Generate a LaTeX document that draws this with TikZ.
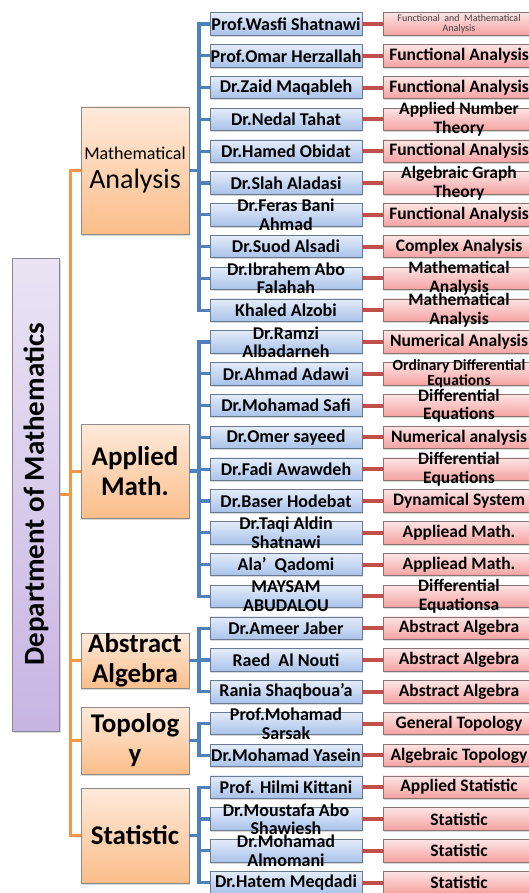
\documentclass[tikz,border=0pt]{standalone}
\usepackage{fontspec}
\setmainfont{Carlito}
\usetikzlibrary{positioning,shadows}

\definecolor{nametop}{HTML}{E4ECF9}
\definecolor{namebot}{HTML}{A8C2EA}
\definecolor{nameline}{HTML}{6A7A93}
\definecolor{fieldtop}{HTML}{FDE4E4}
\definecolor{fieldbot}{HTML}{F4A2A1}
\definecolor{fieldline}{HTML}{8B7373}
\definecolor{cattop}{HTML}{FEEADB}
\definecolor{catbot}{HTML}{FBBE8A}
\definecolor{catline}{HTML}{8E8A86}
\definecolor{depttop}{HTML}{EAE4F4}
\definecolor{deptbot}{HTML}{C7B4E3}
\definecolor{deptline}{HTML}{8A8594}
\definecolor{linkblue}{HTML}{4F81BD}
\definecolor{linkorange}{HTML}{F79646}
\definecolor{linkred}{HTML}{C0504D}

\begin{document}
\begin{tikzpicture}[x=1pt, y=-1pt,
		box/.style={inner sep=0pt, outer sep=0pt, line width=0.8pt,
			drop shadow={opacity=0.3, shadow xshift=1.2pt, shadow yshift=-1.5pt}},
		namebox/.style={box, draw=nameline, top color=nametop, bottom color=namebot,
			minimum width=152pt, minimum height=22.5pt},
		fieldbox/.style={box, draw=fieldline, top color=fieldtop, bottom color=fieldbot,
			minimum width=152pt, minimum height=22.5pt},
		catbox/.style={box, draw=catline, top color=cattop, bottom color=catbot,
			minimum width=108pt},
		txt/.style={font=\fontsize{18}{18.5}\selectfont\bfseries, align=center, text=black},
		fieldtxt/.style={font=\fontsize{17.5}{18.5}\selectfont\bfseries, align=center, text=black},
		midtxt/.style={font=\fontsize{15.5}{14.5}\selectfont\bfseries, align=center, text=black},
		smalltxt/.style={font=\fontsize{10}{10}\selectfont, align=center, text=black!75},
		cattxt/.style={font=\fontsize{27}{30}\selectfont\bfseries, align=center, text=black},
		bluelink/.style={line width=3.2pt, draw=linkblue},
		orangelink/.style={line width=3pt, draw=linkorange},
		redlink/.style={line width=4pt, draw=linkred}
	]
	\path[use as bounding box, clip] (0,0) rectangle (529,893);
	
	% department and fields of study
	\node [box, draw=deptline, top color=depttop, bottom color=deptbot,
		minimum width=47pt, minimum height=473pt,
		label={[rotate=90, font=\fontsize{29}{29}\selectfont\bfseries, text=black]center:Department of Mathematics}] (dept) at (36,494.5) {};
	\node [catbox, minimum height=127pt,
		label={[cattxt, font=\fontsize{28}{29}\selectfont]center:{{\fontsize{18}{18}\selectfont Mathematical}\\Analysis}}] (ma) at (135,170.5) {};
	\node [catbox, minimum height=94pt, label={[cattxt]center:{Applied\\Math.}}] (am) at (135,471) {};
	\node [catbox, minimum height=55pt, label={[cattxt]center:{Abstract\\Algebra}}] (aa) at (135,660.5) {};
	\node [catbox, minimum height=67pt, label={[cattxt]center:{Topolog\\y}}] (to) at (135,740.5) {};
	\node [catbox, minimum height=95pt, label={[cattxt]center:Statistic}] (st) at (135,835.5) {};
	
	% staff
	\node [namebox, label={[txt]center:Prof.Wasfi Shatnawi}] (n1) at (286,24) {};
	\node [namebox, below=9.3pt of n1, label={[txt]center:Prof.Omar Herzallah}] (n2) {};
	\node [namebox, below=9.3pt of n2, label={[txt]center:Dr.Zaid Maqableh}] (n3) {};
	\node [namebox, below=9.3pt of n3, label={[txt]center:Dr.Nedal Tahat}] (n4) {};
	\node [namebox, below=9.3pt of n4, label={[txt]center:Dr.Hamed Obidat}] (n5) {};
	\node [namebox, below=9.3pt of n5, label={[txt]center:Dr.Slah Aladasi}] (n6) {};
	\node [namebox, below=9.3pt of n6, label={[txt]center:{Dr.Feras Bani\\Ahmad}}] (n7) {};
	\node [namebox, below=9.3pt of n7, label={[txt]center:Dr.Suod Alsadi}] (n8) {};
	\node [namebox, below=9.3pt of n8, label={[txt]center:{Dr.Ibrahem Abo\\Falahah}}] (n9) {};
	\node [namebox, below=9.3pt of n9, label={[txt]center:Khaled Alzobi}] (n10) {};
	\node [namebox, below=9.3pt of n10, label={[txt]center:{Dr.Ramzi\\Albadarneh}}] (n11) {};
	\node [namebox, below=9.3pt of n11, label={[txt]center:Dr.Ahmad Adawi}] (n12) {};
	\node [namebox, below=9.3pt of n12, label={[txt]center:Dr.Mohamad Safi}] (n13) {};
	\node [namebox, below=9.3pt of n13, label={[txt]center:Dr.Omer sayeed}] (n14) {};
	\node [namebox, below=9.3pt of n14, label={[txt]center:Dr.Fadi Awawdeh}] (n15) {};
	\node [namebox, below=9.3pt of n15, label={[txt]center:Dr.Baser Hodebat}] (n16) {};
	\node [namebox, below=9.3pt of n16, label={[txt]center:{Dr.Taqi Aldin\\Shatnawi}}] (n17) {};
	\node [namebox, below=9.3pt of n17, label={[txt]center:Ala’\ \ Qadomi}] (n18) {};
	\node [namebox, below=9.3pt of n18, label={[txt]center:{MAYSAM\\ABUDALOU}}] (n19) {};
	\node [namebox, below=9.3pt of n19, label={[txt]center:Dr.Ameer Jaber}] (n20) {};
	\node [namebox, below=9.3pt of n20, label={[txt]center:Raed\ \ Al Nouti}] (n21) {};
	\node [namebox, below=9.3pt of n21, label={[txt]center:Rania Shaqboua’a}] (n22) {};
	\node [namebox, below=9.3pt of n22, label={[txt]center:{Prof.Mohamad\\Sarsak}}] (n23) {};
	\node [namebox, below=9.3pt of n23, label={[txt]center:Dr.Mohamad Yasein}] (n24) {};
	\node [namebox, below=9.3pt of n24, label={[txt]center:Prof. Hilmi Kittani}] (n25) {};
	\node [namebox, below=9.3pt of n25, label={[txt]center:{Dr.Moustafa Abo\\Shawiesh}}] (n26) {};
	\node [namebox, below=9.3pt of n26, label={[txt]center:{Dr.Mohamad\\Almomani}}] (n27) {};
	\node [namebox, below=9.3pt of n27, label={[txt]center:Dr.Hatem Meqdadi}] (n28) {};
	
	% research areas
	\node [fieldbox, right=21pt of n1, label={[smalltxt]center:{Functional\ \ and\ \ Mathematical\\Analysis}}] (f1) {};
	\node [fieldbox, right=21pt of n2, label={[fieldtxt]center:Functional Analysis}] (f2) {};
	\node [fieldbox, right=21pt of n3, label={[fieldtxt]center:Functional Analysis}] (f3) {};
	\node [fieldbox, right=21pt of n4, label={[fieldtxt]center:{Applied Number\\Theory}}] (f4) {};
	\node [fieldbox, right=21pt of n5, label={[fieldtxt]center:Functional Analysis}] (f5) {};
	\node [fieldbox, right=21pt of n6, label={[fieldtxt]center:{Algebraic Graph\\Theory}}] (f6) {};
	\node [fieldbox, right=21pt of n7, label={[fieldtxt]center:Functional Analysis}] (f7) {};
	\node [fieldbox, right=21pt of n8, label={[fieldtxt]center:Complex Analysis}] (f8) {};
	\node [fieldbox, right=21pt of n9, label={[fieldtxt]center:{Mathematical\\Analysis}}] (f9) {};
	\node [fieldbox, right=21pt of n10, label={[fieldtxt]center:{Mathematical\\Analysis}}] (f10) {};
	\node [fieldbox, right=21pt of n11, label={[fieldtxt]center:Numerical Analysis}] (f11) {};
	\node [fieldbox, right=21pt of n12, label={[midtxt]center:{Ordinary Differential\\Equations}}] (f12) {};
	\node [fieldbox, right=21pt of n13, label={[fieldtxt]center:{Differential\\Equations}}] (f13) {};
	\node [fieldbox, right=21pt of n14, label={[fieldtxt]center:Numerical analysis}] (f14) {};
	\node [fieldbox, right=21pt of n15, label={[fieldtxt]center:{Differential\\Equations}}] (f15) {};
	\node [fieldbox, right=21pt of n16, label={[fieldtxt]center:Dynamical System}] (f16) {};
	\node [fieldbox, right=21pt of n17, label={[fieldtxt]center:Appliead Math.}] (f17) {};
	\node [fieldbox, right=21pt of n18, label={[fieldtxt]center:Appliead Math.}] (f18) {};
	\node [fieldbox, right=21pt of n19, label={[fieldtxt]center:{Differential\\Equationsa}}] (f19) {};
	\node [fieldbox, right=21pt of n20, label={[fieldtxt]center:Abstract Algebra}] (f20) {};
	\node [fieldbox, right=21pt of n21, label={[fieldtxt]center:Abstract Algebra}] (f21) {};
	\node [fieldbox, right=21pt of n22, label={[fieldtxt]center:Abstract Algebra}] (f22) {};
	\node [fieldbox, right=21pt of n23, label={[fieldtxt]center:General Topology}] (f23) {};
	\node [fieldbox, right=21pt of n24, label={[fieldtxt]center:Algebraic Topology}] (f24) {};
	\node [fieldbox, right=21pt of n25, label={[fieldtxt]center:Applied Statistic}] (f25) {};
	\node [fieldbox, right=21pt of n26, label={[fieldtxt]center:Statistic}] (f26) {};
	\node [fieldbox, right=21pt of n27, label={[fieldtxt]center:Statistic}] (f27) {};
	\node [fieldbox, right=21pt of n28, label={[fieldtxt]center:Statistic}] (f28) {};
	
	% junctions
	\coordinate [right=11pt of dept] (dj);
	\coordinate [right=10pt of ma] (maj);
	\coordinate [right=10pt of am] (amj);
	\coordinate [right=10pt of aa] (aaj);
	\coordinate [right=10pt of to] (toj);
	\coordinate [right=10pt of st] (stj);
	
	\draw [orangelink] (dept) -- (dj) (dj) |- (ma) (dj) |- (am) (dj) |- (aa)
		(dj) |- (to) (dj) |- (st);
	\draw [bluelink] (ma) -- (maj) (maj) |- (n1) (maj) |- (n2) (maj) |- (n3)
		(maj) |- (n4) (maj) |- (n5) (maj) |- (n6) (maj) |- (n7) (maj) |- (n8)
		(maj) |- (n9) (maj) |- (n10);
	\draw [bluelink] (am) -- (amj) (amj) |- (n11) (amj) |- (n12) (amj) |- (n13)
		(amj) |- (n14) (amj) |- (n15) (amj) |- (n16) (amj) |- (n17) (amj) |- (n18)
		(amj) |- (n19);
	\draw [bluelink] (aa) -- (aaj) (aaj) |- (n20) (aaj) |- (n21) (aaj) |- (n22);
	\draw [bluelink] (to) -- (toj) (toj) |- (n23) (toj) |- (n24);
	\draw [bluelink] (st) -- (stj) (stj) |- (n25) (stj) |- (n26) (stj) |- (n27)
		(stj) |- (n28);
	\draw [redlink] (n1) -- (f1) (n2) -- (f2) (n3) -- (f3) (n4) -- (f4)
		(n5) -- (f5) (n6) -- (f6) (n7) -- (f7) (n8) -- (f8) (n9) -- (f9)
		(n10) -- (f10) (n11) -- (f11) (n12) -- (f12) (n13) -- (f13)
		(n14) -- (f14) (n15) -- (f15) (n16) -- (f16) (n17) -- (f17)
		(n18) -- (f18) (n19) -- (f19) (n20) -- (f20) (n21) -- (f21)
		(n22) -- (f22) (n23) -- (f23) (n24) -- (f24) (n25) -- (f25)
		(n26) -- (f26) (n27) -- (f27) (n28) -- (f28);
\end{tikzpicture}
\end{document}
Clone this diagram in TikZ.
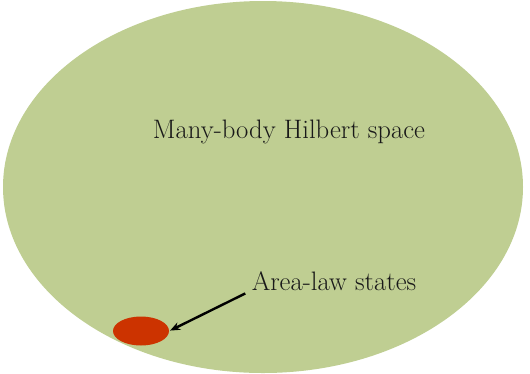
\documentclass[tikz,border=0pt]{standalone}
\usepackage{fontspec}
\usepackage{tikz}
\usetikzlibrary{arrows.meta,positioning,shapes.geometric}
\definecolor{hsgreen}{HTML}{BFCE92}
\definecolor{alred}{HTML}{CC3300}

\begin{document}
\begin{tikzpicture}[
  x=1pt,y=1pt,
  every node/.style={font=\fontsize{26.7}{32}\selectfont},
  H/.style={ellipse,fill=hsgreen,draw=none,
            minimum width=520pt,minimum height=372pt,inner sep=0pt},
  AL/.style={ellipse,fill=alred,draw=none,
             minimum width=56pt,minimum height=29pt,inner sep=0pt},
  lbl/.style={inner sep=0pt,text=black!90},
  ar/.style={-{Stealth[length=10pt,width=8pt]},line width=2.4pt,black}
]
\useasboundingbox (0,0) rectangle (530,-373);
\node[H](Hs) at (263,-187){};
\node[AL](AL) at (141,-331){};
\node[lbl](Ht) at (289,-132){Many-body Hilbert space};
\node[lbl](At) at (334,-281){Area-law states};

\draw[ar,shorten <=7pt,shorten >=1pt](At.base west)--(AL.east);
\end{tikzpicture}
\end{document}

## What you have to do:
Starting at the line that holds "Clone this diagram in TikZ.", repeat every line through the end of the listing exactly as written, skipping any picture.

## Exercise solution:
Clone this diagram in TikZ.
\documentclass[tikz,border=0pt]{standalone}
\usepackage{fontspec}
\usepackage{tikz}
\usetikzlibrary{arrows.meta,positioning,shapes.geometric}
\definecolor{hsgreen}{HTML}{BFCE92}
\definecolor{alred}{HTML}{CC3300}

\begin{document}
\begin{tikzpicture}[
  x=1pt,y=1pt,
  every node/.style={font=\fontsize{26.7}{32}\selectfont},
  H/.style={ellipse,fill=hsgreen,draw=none,
            minimum width=520pt,minimum height=372pt,inner sep=0pt},
  AL/.style={ellipse,fill=alred,draw=none,
             minimum width=56pt,minimum height=29pt,inner sep=0pt},
  lbl/.style={inner sep=0pt,text=black!90},
  ar/.style={-{Stealth[length=10pt,width=8pt]},line width=2.4pt,black}
]
\useasboundingbox (0,0) rectangle (530,-373);
\node[H](Hs) at (263,-187){};
\node[AL](AL) at (141,-331){};
\node[lbl](Ht) at (289,-132){Many-body Hilbert space};
\node[lbl](At) at (334,-281){Area-law states};

\draw[ar,shorten <=7pt,shorten >=1pt](At.base west)--(AL.east);
\end{tikzpicture}
\end{document}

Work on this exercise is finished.